The state/federal Everglades restoration project was adopted in 2000, and is described as the largest restoration project in the world. It's delicate crafting brought support from nearly all sectors in Florida - industry and conservationists; republicans and democrats. But in this war economy, raising money for restoration projects is no easy task. And while the state of Florida has invested billions, the Feds have not been particularly forthcoming with their share. Unfortunately, it appears that won't change any time soon, as the current appropriation for Everglades restoration is part of a massive water projects bill that is sitting on the President's desk awaiting a threatened veto.

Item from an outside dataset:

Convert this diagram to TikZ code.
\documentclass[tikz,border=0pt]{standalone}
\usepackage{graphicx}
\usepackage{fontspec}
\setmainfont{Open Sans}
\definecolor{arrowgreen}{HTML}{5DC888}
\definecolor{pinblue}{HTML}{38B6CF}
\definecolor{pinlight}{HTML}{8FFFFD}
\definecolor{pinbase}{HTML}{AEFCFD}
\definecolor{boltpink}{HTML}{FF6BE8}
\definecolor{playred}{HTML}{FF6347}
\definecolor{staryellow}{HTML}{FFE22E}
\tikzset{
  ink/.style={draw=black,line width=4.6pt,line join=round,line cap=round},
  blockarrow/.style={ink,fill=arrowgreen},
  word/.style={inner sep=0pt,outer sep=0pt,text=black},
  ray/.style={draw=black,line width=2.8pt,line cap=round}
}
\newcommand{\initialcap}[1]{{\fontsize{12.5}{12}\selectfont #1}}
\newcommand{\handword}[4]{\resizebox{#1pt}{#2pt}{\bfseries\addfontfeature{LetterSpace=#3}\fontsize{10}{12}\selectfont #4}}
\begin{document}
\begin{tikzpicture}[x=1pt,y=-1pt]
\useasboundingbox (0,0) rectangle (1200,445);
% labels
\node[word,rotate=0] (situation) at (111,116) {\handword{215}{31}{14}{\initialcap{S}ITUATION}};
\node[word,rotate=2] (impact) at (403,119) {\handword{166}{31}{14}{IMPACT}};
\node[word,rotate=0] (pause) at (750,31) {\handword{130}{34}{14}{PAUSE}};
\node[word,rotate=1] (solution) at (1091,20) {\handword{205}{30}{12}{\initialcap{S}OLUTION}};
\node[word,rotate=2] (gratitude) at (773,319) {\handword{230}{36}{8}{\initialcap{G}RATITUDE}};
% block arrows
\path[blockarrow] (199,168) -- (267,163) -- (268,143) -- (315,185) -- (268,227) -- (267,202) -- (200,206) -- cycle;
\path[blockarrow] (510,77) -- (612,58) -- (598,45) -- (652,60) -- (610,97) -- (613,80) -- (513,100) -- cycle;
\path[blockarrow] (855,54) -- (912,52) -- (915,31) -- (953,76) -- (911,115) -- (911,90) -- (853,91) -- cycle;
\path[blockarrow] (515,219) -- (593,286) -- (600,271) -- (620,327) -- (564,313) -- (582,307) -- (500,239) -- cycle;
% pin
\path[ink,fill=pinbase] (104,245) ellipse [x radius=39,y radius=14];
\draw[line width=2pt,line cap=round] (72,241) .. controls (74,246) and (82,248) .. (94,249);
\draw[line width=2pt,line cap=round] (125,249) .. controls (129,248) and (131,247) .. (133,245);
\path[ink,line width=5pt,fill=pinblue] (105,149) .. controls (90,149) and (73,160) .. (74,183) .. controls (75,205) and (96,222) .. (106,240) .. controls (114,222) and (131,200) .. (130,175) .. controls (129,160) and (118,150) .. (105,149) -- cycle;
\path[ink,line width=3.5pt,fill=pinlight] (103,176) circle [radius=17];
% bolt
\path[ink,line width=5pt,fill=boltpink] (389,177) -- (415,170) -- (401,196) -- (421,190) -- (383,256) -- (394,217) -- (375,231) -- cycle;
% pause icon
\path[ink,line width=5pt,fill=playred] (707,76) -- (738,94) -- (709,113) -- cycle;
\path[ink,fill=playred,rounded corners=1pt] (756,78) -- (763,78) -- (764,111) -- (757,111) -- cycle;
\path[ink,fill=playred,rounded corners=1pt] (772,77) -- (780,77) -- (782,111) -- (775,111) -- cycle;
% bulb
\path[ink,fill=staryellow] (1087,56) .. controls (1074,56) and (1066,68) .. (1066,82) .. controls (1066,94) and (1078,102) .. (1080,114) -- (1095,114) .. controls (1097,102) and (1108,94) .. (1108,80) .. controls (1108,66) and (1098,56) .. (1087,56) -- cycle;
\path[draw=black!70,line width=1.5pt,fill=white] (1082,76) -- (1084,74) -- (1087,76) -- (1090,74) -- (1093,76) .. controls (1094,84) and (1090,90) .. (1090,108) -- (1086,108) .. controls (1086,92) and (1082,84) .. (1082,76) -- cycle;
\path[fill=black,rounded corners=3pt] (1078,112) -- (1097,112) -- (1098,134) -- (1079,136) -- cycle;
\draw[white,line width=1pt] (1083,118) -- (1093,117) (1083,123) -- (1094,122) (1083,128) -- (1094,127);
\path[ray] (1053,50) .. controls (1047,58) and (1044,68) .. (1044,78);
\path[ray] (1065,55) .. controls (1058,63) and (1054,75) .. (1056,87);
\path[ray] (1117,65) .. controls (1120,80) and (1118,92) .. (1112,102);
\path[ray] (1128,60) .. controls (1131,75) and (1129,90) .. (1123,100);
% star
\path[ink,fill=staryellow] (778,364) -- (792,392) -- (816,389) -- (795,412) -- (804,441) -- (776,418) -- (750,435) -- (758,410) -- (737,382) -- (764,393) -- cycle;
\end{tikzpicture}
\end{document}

We're pretty disappointed by the threatened veto for several reasons. First, as the largest restoration project in the country, and possibly in the world, this project is an icon for the nation. If we can't fulfill our promise to restore the Everglades, how many other restoration promises are going to be broken? Second, investing in restoration is an opportunity for this country to invest in green jobs that put people to work putting the land back together. In a country with a struggling economy, restoration makes good business and ecological sense. Third, and perhaps closest to home, the Everglades funding includes $375 million for hydrologic restoration of the Picayune Strand near Big Cypress National Preserve. A significant portion of this funding would go to remove roads from a 1960's scam residential development. The Nature Conservancy now owns the failed development and the roads, which are acting like dikes, must be removed to restore hydrological flow. This may be the largest appropriation for road removal ever proposed. The Picayune Strand area is 85 square miles, and the proposal also includes several other restoration projects in the area.
Perhaps Bush will change his mind and sign the bill. Regardless of what happens with this particular bill, it's time for public and private entities to begin building a green restoration economy by investing in projects like these.